Togliere il numero chiuso?
“Io non credo che sia la misura essenziale da prendere. Se noi guardiamo al numero di medici che abbiamo in Italia è nella media europea, quattro per mille. Quindi è un dato sufficiente, ma sono distribuiti male per specialità. La vera riforma da fare è sulle specializzazioni: i ragazzi non si iscrivono ad alcune di esse, come ad esempio tutte quelle sulla medicina di urgenza ed emergenza, perché non sono molto attrattive, sono difficili e non hanno un ‘mercato’ privato. Quindi dobbiamo iniziare a creare differenziazioni in termini di percorso e differenze anche retributive. Un medico del pronto soccorso, del Suem 118, deve guadagnare di più rispetto ad altri colleghi che lavorano in altri settori. Ed ancora: occorre anche togliere ad esempio al medico di base le competenze burocratiche per affidarle ad un amministrativo nelle Medicine integrate, o altre competenze sanitarie per darle ad un infermiere capace, oggi laureato. Un infermiere autonomo è in grado di sollevare il medico di base da molte funzioni”.
Da un lato manca il personale; dall’altro, le Ulss si affidano a medici a gettone. Non è un sistema che incentiva ad andarsene dal pubblico?

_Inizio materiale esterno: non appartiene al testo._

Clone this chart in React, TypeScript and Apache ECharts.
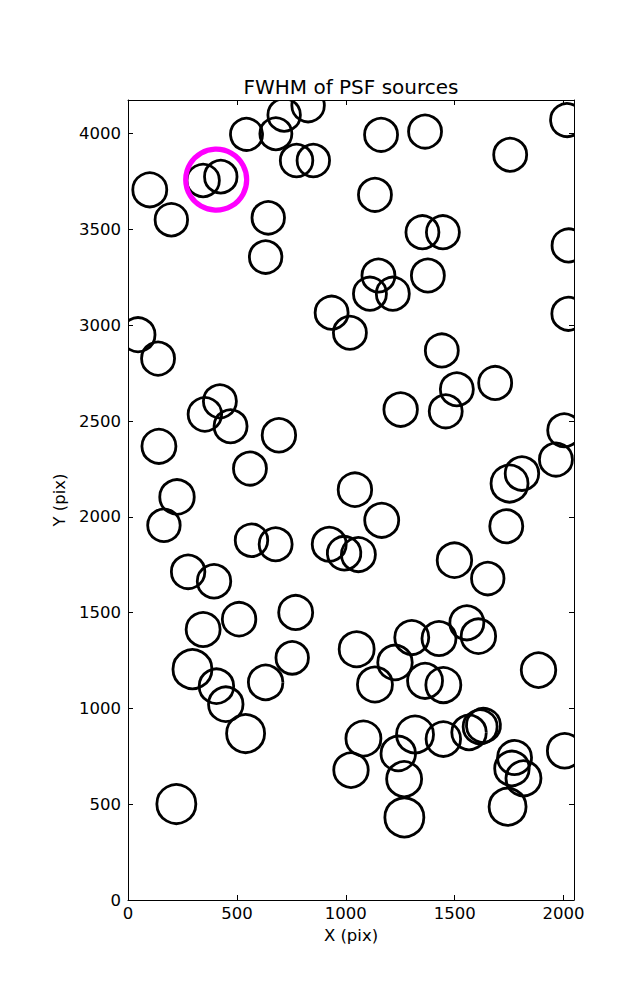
import React, { useEffect, useRef } from "react";
import * as echarts from "echarts";

// Source centres (image pixels) and FWHM (pixels)
const srcX = [
  717, 827, 679, 544, 774, 851, 345, 426, 100, 199, 644, 632, 1162, 1364, 1755, 2016,
  1134, 1352, 1446, 2023, 1150, 1377, 1111, 1216, 46, 138, 422, 353, 471, 693, 142, 560,
  225, 935, 1019, 1441, 1510, 1686, 1252, 1459, 2022, 2003, 1965, 1809, 1752, 1042, 165, 567,
  678, 924, 992, 276, 395, 510, 770, 345, 296, 406, 754, 632, 449, 1165, 1737, 1058,
  1499, 1652, 1556, 1609, 1303, 1428, 1050, 1226, 1885, 1134, 1364, 1448, 540, 222, 1081, 1024,
  1241, 1318, 1268, 1269, 1448, 1566, 1617, 1632, 1775, 1763, 1816, 1743, 2005,
];
const srcY = [
  4098, 4147, 4000, 4003, 3860, 3860, 3756, 3776, 3707, 3551, 3561, 3356, 3994, 4011, 3890, 4078,
  3681, 3486, 3486, 3417, 3260, 3260, 3165, 3165, 2951, 2826, 2603, 2535, 2473, 2426, 2368, 2252,
  2104, 3066, 2961, 2869, 2666, 2699, 2560, 2551, 3060, 2452, 2299, 2226, 2174, 2142, 1956, 1878,
  1857, 1857, 1817, 1713, 1664, 1466, 1501, 1412, 1205, 1116, 1264, 1136, 1022, 1982, 1951, 1803,
  1774, 1678, 1447, 1377, 1370, 1365, 1309, 1240, 1200, 1125, 1144, 1122, 869, 501, 843, 678,
  765, 864, 631, 431, 840, 875, 904, 918, 744, 687, 635, 487, 779,
];
const srcFwhm = [
  3.25, 3.25, 3.2, 3.2, 3.25, 3.25, 3.25, 3.25, 3.4, 3.25, 3.25, 3.25, 3.3, 3.3, 3.3, 3.3,
  3.3, 3.3, 3.3, 3.3, 3.3, 3.3, 3.3, 3.3, 3.4, 3.3, 3.3, 3.35, 3.3, 3.35, 3.4, 3.3,
  3.45, 3.3, 3.3, 3.3, 3.3, 3.3, 3.35, 3.3, 3.3, 3.3, 3.3, 3.35, 3.7, 3.35, 3.25, 3.25,
  3.3, 3.4, 3.35, 3.35, 3.35, 3.35, 3.4, 3.4, 3.9, 3.45, 3.25, 3.45, 3.45, 3.4, 3.3, 3.4,
  3.45, 3.25, 3.4, 3.45, 3.4, 3.4, 3.5, 3.45, 3.45, 3.5, 3.5, 3.5, 3.8, 3.9, 3.5, 3.45,
  3.45, 3.7, 3.5, 3.9, 3.45, 3.45, 3.4, 3.4, 3.4, 3.45, 3.5, 3.7, 3.45,
];

// Highlighted source
const highlightX = [405];
const highlightY = [3760];

const xTickStep = 500;
const yTickStep = 500;
const xMax = 2048;
const yMax = 4176;

const FONT = "DejaVu Sans";
const RADIUS_PER_FWHM = 5;

export default function App() {
  const ref = useRef<HTMLDivElement>(null);
  useEffect(() => {
    if (!ref.current) return;
    const chart = echarts.init(ref.current, undefined, { renderer: "svg" });
    const tickFmt = (step: number) => (v: number) => (v % step === 0 ? String(v) : "");
    const axisCommon = {
      axisLine: { show: true, onZero: false, lineStyle: { color: "#000", width: 1 } },
      axisTick: { show: true, inside: true, length: 5, lineStyle: { color: "#000", width: 1 } },
      splitLine: { show: false },
    };
    chart.setOption({
      animation: false,
      backgroundColor: "#fff",
      graphic: [
        {
          type: "text",
          x: 351,
          y: 77,
          style: {
            text: "FWHM of PSF sources",
            font: `20px '${FONT}'`,
            fill: "#000",
            textAlign: "center",
            textVerticalAlign: "top",
          },
        },
      ],
      grid: { left: 128, top: 100, width: 446, height: 800, containLabel: false },
      xAxis: [
        {
          type: "value",
          position: "bottom",
          min: 0,
          max: xMax,
          interval: xTickStep,
          name: "X (pix)",
          nameLocation: "middle",
          nameGap: 24,
          nameTextStyle: { fontFamily: FONT, fontSize: 16.5, color: "#000" },
          axisLabel: { fontFamily: FONT, fontSize: 16.5, color: "#000", margin: 5, formatter: tickFmt(xTickStep) },
          ...axisCommon,
        },
        {
          type: "value",
          position: "top",
          min: 0,
          max: xMax,
          interval: xTickStep,
          axisLabel: { show: false },
          ...axisCommon,
        },
      ],
      yAxis: [
        {
          type: "value",
          position: "left",
          min: 0,
          max: yMax,
          interval: yTickStep,
          name: "Y (pix)",
          nameLocation: "middle",
          nameGap: 52,
          nameTextStyle: { fontFamily: FONT, fontSize: 16.5, color: "#000" },
          axisLabel: { fontFamily: FONT, fontSize: 16.5, color: "#000", margin: 7, formatter: tickFmt(yTickStep) },
          ...axisCommon,
        },
        {
          type: "value",
          position: "right",
          min: 0,
          max: yMax,
          interval: yTickStep,
          axisLabel: { show: false },
          ...axisCommon,
        },
      ],
      series: [
        {
          type: "custom",
          xAxisIndex: 0,
          yAxisIndex: 0,
          clip: true,
          silent: true,
          encode: { x: 0, y: 1 },
          data: srcX.map((x, i) => [x, srcY[i], srcFwhm[i]]),
          renderItem: (_params: any, api: any) => {
            const p = api.coord([api.value(0), api.value(1)]);
            return {
              type: "circle",
              shape: { cx: p[0], cy: p[1], r: api.value(2) * RADIUS_PER_FWHM },
              style: { fill: "none", stroke: "#000", lineWidth: 2.8 },
            };
          },
        },
        {
          type: "custom",
          xAxisIndex: 0,
          yAxisIndex: 0,
          clip: true,
          silent: true,
          encode: { x: 0, y: 1 },
          data: highlightX.map((x, i) => [x, highlightY[i]]),
          renderItem: (_params: any, api: any) => {
            const p = api.coord([api.value(0), api.value(1)]);
            return {
              type: "circle",
              shape: { cx: p[0], cy: p[1], r: 30.5 },
              style: { fill: "none", stroke: "#ff00ff", lineWidth: 5.2 },
            };
          },
        },
      ],
    });
    return () => chart.dispose();
  }, []);
  return (
    <div
      ref={ref}
      style={{ position: "absolute", left: 0, top: 0, width: 637, height: 1000, background: "#fff" }}
    />
  );
}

“Le risorse che,in emergenza, vengono spese per i gettonisti devono essere riutilizzate anche per trovare altri medici, magari anche da poco pensionati, che abbiano voglia di rimettersi in gioco. Poi si deve risolvere il problema delle liste d’attesa troppo lunghe, appesantite da visite che in realtà non servono, perché figlie di medicina difensiva. Molte sono inappropriate! Si devono certamente adeguare gli organici, in modo da garantire un maggior numero di ore di prestazioni specialistiche. Inoltre, questa la scelta del futuro, il medico di base dovrebbe essere affiancato dallo specialista attraverso il teleconsulto. Nessuno può più lavorare da solo. Questa connessione aumenterà la qualità del sistema sanitario, e ridurrà drasticamente le liste d’attesa”.